→ STATED EXERCISE:
Print, word for word, the opening line of the data below and every line after it through the line that contains "const yTickValues = [0, 5, 10, 15, 20, 25, 30, 35];", but not the pictures.

......

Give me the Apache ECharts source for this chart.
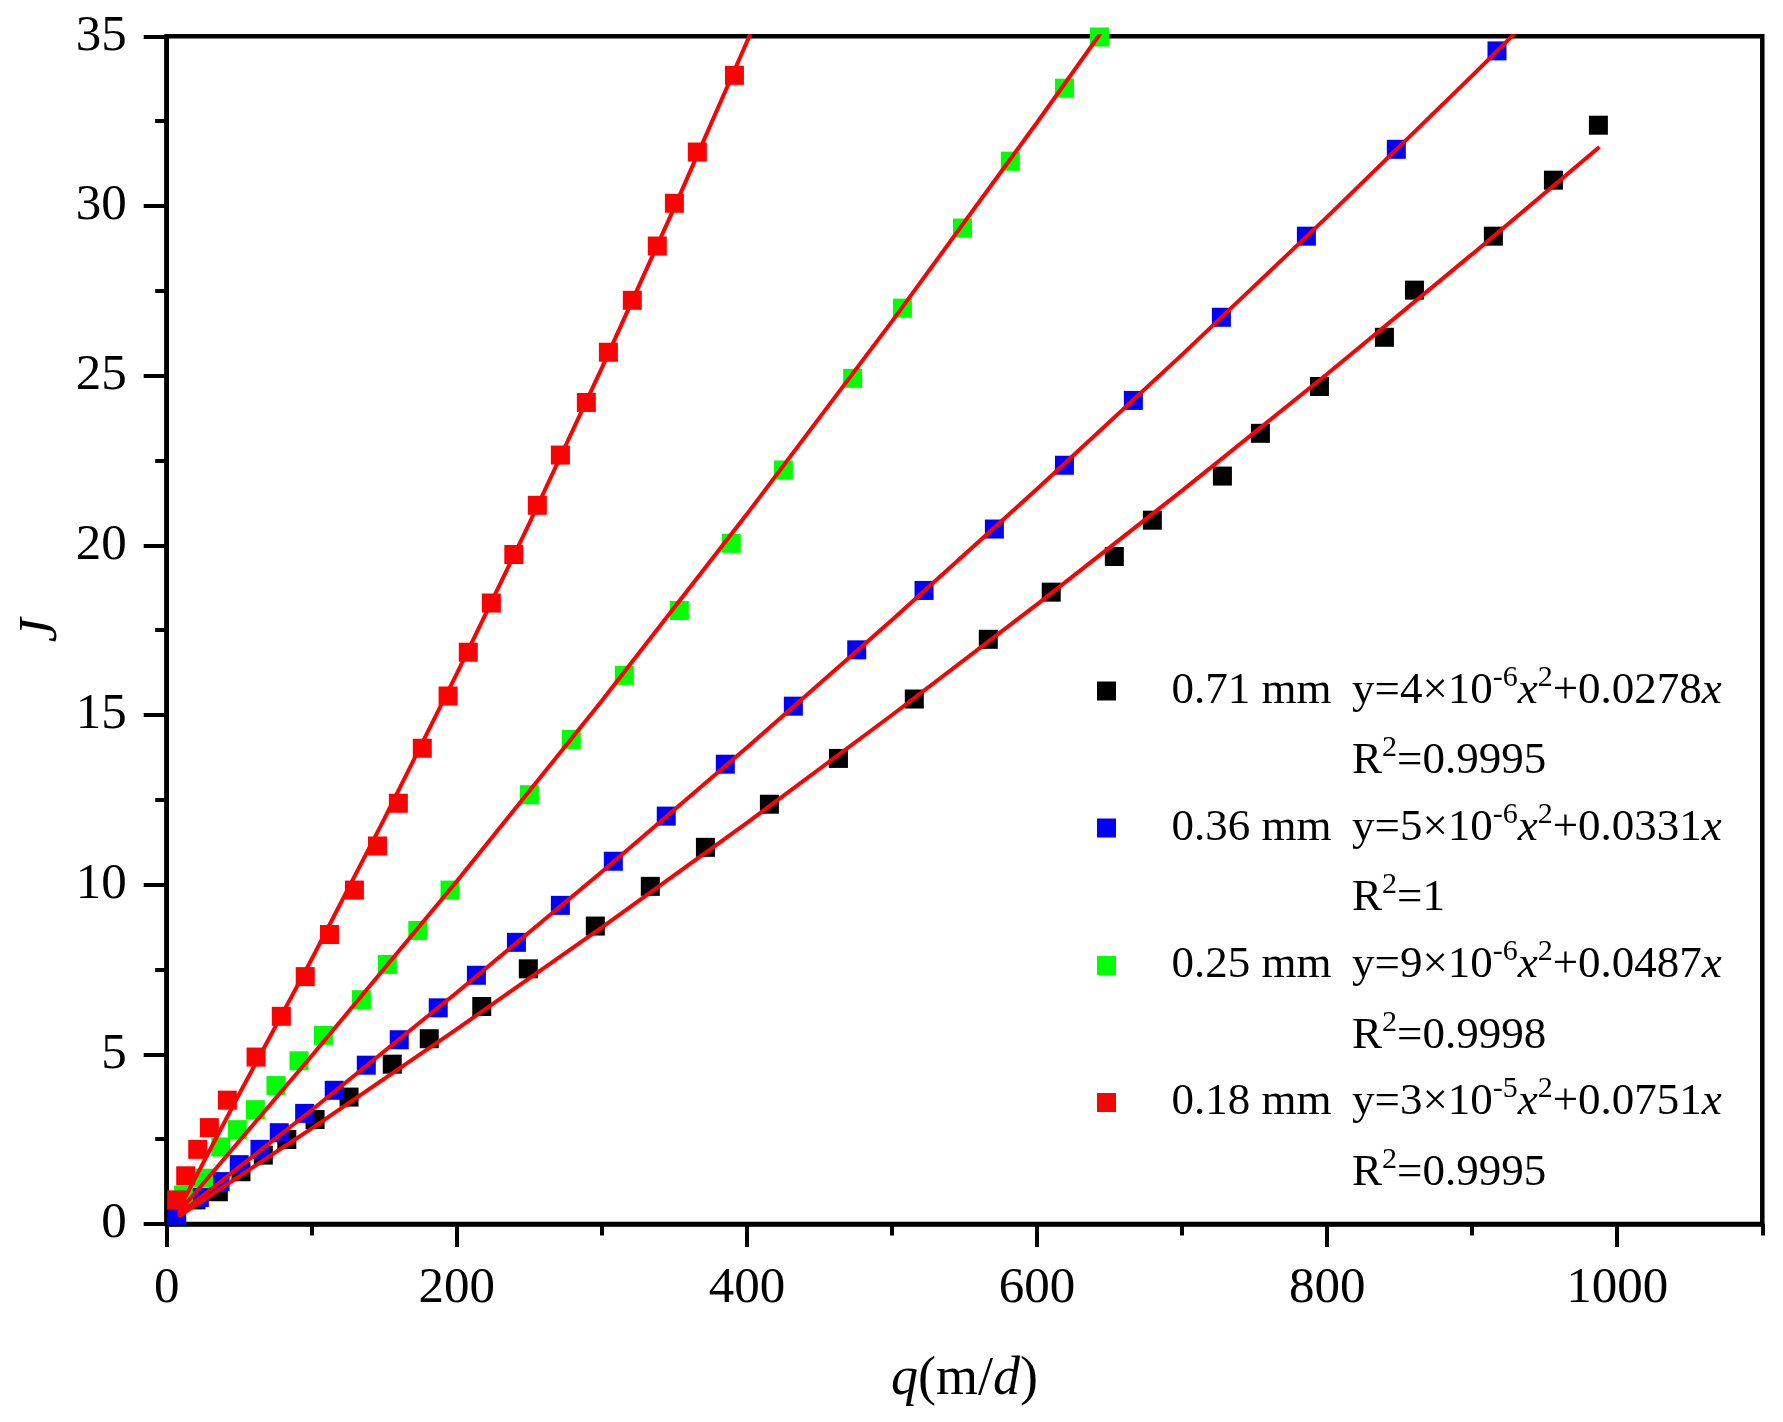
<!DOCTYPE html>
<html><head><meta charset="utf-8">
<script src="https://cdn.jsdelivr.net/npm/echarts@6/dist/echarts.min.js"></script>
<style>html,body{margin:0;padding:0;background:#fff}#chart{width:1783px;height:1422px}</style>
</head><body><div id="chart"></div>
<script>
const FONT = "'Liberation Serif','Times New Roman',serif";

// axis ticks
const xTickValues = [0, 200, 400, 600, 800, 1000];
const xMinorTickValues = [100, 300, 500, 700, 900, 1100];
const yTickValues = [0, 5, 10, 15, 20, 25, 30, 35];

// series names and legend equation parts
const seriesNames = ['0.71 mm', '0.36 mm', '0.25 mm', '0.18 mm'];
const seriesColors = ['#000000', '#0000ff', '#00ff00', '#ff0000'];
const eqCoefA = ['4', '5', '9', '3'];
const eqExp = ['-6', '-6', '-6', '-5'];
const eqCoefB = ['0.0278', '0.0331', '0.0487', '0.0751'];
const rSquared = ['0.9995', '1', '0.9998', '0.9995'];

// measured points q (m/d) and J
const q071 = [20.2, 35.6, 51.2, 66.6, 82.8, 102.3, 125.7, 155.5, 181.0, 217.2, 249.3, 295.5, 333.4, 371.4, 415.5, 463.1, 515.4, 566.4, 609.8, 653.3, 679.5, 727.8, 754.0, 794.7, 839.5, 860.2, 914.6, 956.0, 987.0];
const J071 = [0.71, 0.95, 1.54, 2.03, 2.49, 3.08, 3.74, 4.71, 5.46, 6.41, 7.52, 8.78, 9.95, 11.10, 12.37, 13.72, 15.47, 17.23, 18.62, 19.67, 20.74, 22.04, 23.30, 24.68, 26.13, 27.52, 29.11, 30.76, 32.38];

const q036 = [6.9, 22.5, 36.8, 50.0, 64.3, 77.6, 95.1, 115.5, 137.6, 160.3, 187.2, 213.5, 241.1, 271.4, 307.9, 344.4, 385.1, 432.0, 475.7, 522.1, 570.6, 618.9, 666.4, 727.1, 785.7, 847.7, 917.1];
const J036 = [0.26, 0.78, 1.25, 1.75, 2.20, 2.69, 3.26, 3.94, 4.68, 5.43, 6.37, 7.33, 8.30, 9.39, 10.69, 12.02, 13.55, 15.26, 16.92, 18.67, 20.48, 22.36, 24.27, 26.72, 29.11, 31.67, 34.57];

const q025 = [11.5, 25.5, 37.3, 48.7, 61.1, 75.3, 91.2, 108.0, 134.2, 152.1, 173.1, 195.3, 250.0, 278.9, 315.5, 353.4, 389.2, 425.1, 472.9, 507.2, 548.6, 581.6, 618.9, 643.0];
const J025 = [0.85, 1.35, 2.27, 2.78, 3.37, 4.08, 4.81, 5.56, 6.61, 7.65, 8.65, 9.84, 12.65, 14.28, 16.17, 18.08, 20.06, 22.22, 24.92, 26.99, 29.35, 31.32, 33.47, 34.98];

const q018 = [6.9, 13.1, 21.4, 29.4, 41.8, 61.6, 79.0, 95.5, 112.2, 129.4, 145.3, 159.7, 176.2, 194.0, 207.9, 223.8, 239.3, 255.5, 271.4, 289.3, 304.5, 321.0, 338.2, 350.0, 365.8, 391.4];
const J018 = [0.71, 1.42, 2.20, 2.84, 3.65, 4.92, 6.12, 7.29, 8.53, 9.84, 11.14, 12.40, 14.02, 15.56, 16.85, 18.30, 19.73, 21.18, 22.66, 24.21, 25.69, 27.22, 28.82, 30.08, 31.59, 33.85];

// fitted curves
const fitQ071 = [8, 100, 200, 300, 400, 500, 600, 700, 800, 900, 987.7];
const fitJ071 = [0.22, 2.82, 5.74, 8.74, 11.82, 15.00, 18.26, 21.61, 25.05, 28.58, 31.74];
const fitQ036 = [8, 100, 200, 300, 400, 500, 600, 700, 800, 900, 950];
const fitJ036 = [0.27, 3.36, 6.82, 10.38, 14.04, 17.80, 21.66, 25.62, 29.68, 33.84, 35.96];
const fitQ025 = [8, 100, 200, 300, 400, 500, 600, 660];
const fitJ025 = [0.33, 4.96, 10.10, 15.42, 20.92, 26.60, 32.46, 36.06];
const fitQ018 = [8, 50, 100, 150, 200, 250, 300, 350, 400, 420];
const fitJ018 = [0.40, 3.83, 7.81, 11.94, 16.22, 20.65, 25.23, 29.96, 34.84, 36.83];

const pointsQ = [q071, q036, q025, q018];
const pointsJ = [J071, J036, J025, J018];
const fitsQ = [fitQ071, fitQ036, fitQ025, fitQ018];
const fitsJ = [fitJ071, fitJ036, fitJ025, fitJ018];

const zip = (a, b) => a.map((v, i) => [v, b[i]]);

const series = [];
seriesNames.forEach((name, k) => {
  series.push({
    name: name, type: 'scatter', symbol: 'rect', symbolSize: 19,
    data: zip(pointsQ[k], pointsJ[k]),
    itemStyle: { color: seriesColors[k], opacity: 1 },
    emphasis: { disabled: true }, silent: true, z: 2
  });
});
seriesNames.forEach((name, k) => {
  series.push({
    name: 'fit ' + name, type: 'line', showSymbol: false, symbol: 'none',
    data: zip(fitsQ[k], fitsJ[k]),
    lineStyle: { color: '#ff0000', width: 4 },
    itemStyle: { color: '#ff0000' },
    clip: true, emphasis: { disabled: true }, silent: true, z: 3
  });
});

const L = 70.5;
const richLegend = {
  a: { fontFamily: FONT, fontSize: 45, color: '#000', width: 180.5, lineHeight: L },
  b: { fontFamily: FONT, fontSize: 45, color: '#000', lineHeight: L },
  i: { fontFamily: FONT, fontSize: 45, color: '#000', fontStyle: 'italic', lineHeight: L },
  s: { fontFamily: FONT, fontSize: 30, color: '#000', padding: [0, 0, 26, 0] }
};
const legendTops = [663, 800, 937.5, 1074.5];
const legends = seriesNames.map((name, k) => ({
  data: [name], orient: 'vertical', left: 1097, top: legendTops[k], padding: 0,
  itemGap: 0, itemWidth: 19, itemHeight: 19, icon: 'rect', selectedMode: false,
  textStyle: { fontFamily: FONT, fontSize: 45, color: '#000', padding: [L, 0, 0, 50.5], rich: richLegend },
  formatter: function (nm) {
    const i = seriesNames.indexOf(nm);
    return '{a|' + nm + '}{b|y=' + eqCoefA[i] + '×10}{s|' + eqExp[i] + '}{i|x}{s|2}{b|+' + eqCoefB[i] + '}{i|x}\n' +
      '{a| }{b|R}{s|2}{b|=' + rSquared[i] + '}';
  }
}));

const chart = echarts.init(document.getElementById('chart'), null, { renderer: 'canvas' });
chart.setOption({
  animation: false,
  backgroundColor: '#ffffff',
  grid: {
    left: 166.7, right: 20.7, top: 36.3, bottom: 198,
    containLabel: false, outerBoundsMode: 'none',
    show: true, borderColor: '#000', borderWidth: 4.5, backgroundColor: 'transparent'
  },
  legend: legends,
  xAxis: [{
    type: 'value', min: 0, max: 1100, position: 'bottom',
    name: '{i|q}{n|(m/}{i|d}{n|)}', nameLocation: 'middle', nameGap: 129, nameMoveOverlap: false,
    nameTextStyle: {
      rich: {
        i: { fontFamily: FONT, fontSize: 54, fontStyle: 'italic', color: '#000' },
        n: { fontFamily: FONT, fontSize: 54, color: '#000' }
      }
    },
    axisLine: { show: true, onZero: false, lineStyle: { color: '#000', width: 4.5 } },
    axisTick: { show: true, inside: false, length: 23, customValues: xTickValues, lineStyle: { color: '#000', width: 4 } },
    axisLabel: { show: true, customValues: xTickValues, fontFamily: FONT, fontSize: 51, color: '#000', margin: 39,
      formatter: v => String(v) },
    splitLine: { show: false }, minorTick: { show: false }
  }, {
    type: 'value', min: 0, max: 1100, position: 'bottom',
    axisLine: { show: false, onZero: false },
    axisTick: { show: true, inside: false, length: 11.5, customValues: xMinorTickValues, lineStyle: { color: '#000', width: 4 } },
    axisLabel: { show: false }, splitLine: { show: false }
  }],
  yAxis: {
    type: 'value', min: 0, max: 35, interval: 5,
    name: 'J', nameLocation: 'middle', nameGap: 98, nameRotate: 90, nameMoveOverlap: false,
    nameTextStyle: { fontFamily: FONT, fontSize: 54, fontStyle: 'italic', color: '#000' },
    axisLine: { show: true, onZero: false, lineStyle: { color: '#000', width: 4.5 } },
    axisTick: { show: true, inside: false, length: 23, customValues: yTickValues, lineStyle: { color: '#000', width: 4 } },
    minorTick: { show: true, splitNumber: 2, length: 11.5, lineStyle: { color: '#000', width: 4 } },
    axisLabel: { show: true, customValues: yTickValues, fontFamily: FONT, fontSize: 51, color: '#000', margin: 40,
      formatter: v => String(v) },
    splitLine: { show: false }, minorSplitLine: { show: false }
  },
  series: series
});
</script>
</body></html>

......

→ THE RESPONSE:
Give me the Apache ECharts source for this chart.
<!DOCTYPE html>
<html><head><meta charset="utf-8">
<script src="https://cdn.jsdelivr.net/npm/echarts@6/dist/echarts.min.js"></script>
<style>html,body{margin:0;padding:0;background:#fff}#chart{width:1783px;height:1422px}</style>
</head><body><div id="chart"></div>
<script>
const FONT = "'Liberation Serif','Times New Roman',serif";

// axis ticks
const xTickValues = [0, 200, 400, 600, 800, 1000];
const xMinorTickValues = [100, 300, 500, 700, 900, 1100];
const yTickValues = [0, 5, 10, 15, 20, 25, 30, 35];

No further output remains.